Lucie Rabreaud pour Radio 1 Tahiti
Les propos du chef de l’État ont aussi fait réagir en Nouvelle-Calédonie. Le parti non-indépendantiste modéré, Calédonie ensemble salue « que le Président de la République considère désormais que dans la culture océanienne le mode de décision, c’est le consensus ». « Le problème, ça n’est pas les référendums » ajoute toutefois le parti qui rappelle s’être « opposé à de nouveaux référendums binaires sur l’accession à la pleine souveraineté », préférant « un référendum de projet, rassemblant indépendantistes et non indépendantistes, susceptible de nous permettre de construire un OUI collectif ».
Le parti regrette aussi le maintien du 3ème référendum, parmi les sources selon Calédonie ensemble, des émeutes de mai 2024, avec la loi sur le dégel du corps électoral. « Le Président ne nous éclaire pas sur les « déclencheurs » des évènements du 13 mai.

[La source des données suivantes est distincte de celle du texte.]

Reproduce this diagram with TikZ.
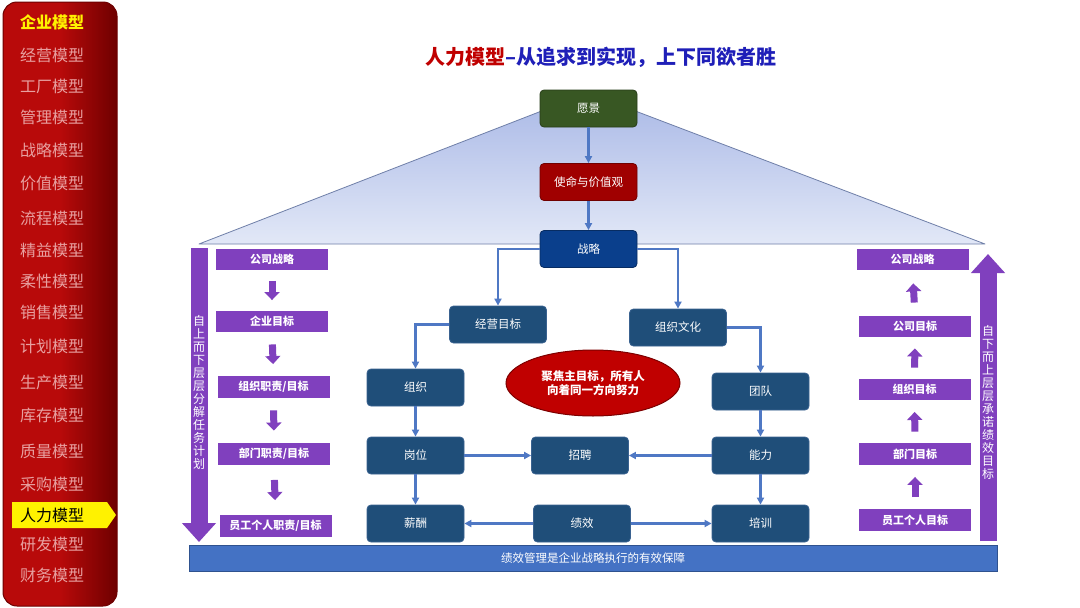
\documentclass[tikz,border=0pt]{standalone}
\usepackage{fontspec}
\setmainfont{Noto Sans CJK SC}
\usetikzlibrary{arrows.meta,shapes.geometric}
\definecolor{sidetxt}{HTML}{E8A0A0}
\definecolor{sidedark}{HTML}{6E0000}
\definecolor{sidemid}{HTML}{B80A0A}
\definecolor{titlered}{HTML}{C00000}
\definecolor{titleblue}{HTML}{1F1FB8}
\definecolor{trifilltop}{HTML}{A9B8E6}
\definecolor{trifillbot}{HTML}{E2E8F7}
\definecolor{triedge}{HTML}{6F7FA8}
\definecolor{visiongreen}{HTML}{385723}
\definecolor{missionred}{HTML}{A00000}
\definecolor{stratblue}{HTML}{0A3F8C}
\definecolor{boxblue}{HTML}{1F4E79}
\definecolor{boxedge}{HTML}{3A6290}
\definecolor{linkblue}{HTML}{4F78C4}
\definecolor{purp}{HTML}{8040BE}
\definecolor{barblue}{HTML}{4472C4}
\definecolor{baredge}{HTML}{2F528F}
\definecolor{ellred}{HTML}{C00000}
\tikzset{
  sidetext/.style={anchor=west, text=sidetxt, font=\fontsize{16}{16}\selectfont, inner sep=0pt},
  basebox/.style={rounded corners=4pt, line width=0.8pt, text=white, minimum width=97pt, minimum height=37pt, inner sep=0pt, font=\fontsize{11.5}{12}\selectfont},
  dbox/.style={basebox, fill=boxblue, draw=boxedge},
  pbox/.style={fill=purp, text=white, minimum width=112pt, minimum height=21.5pt, inner sep=0pt, font=\bfseries\fontsize{11}{11}\selectfont},
  link/.style={draw=linkblue, line width=2.2pt, -{Triangle[length=7pt,width=7pt]}},
  sarr/.style={draw=purp, line width=7pt, -{Triangle[length=8pt,width=15pt]}, shorten <=#1, shorten >=#1},
  bigarr/.style={draw=purp, line width=17pt, -{Triangle[length=19pt,width=33pt]}},
  vtext/.style={text=white, align=center, font=\fontsize{12}{13}\selectfont, inner sep=0pt},
}
\begin{document}
\begin{tikzpicture}[x=1pt,y=-1pt]
\useasboundingbox (0,0) rectangle (1080,608);
\fill[white] (0,0) rectangle (1080,608);
% sidebar
\shade[rounded corners=14pt, left color=sidemid, right color=sidedark, middle color=sidemid] (3,2) rectangle (117,606);
\draw[rounded corners=14pt, draw=sidedark, line width=1pt] (3,2) rectangle (117,606);
\node[anchor=west, text=yellow, font=\bfseries\fontsize{16}{16}\selectfont, inner sep=0pt] (s0) at (20,22) {企业模型};
\node[sidetext] (s1) at (20,55) {经营模型};
\node[sidetext] (s2) at (20,86) {工厂模型};
\node[sidetext] (s3) at (20,117) {管理模型};
\node[sidetext] (s4) at (20,150) {战略模型};
\node[sidetext] (s5) at (20,183) {价值模型};
\node[sidetext] (s6) at (20,218) {流程模型};
\node[sidetext] (s7) at (20,250) {精益模型};
\node[sidetext] (s8) at (20,281) {柔性模型};
\node[sidetext] (s9) at (20,312) {销售模型};
\node[sidetext] (s10) at (20,346) {计划模型};
\node[sidetext] (s11) at (20,382) {生产模型};
\node[sidetext] (s12) at (20,415) {库存模型};
\node[sidetext] (s13) at (20,451) {质量模型};
\node[sidetext] (s14) at (20,484) {采购模型};
\fill[yellow] (12,502) -- (107,502) -- (116,515) -- (107,528) -- (12,528) -- cycle;
\node[sidetext, text=black] (s15) at (20,515) {人力模型};
\node[sidetext] (s16) at (20,544) {研发模型};
\node[sidetext] (s17) at (20,575) {财务模型};
% title
\node[font=\bfseries\fontsize{20}{20}\selectfont, inner sep=0pt] (title) at (601,57) {\textcolor{titlered}{人力模型}\textcolor{titleblue}{–从追求到实现，上下同欲者胜}};
% triangle roof
\shade[top color=trifilltop, bottom color=trifillbot] (199,244) -- (588,93) -- (985,244) -- cycle;
\draw[triedge, line width=0.8pt, line join=round] (199,244) -- (588,93) -- (985,244) -- cycle;
% centre boxes
\node[basebox, fill=visiongreen, draw=visiongreen!70!black] (vision) at (588.5,108.5) {愿景};
\node[basebox, fill=missionred, draw=missionred!70!black] (mission) at (588.5,182) {使命与价值观};
\node[basebox, fill=stratblue, draw=stratblue!70!black] (strat) at (588.5,249) {战略};
\node[dbox] (goal) at (498,324.5) {经营目标};
\node[dbox] (culture) at (678,327.5) {组织文化};
\node[dbox] (org) at (415.5,387.5) {组织};
\node[dbox] (team) at (760.5,391.5) {团队};
\node[dbox] (post) at (415.5,455.5) {岗位};
\node[dbox] (recruit) at (580,455.5) {招聘};
\node[dbox] (ability) at (760.5,455.5) {能力};
\node[dbox] (pay) at (415.5,523.5) {薪酬};
\node[dbox] (perf) at (582,523.5) {绩效};
\node[dbox] (train) at (760.5,523.5) {培训};
\node[ellipse, fill=ellred, draw=ellred!65!black, line width=1pt, minimum width=174pt, minimum height=66pt, inner sep=0pt, text=white, align=center, font=\bfseries\fontsize{11.5}{14.5}\selectfont] (focus) at (593,383) {聚焦主目标，所有人\\向着同一方向努力};
% links
\draw[link] (vision) -- (mission);
\draw[link] (mission) -- (strat);
\draw[link] (strat.west) -| (goal.north);
\draw[link] (strat.east) -| (culture.north);
\draw[link] (goal.west) -| (org.north);
\draw[link] (culture.east) -| (team.north);
\draw[link] (org) -- (post);
\draw[link] (team) -- (ability);
\draw[link] (post) -- (recruit);
\draw[link] (ability) -- (recruit);
\draw[link] (post) -- (pay);
\draw[link] (ability) -- (train);
\draw[link] (perf) -- (pay);
\draw[link] (perf) -- (train);
% left column
\node[pbox] (l1) at (272,259.5) {公司战略};
\node[pbox] (l2) at (272,321.5) {企业目标};
\node[pbox] (l3) at (273.5,387) {组织职责/目标};
\node[pbox] (l4) at (274,454) {部门职责/目标};
\node[pbox] (l5) at (275.5,526) {员工个人职责/目标};
\draw[sarr=10.5pt] (l1.south) -- (l2.north);
\draw[sarr=12pt] (l2.south) -- (l3.north);
\draw[sarr=12.5pt] (l3.south) -- (l4.north);
\draw[sarr=15pt] (l4.south) -- (l5.north);
% right column
\node[pbox] (r1) at (912.5,259.5) {公司战略};
\node[pbox] (r2) at (915,326.5) {公司目标};
\node[pbox] (r3) at (914.5,389.5) {组织目标};
\node[pbox] (r4) at (915,454) {部门目标};
\node[pbox] (r5) at (915,520) {员工个人目标};
\draw[sarr=13pt] (r2.north) -- (r1.south);
\draw[sarr=11pt] (r3.north) -- (r2.south);
\draw[sarr=11.5pt] (r4.north) -- (r3.south);
\draw[sarr=12pt] (r5.north) -- (r4.south);
% big arrows
\coordinate (ltop) at (199,248);
\coordinate (lbot) at (199,542);
\draw[bigarr] (ltop) -- (lbot);
\node[vtext] (ltext) at (199,392) {自\\上\\而\\下\\层\\层\\分\\解\\任\\务\\计\\划};
\coordinate (rbot) at (988,541);
\coordinate (rtop) at (988,254);
\draw[bigarr] (rbot) -- (rtop);
\node[vtext] (rtext) at (988,402) {自\\下\\而\\上\\层\\层\\承\\诺\\绩\\效\\目\\标};
% bottom bar
\node[fill=barblue, draw=baredge, line width=1pt, minimum width=808pt, minimum height=26pt, inner sep=0pt, text=white, font=\fontsize{11.5}{12}\selectfont] (bar) at (593,558) {绩效管理是企业战略执行的有效保障};
\end{tikzpicture}
\end{document}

C’est dommage », estime Calédonie ensemble, qui appelle à « aborder le chemin qui a conduit à ce désastre politique, économique et social sur lequel figure en bonne place le référendum organisé en 2021 par Sébastien Lecornu, au mépris des déclarations de l’ancien Premier ministre, Édouard Philippe, qui avait affirmé, à l’occasion du Comité des signataires de 2019, qu’eu égard à la période électorale (Présidentielle et Législatives de 2022), « il n’y aura pas de référendum entre le milieu du mois de septembre 2021 et la fin du mois d’août 2022 » ».
Selon Calédonie ensemble, Emmanuel Macron « aurait pu identifier les vraies « erreurs » qui ont constitué autant d’éléments déclencheurs de « la violence qui s’est déchainée », avec quelques contributions locales incontestables, indépendantistes et non indépendantistes ».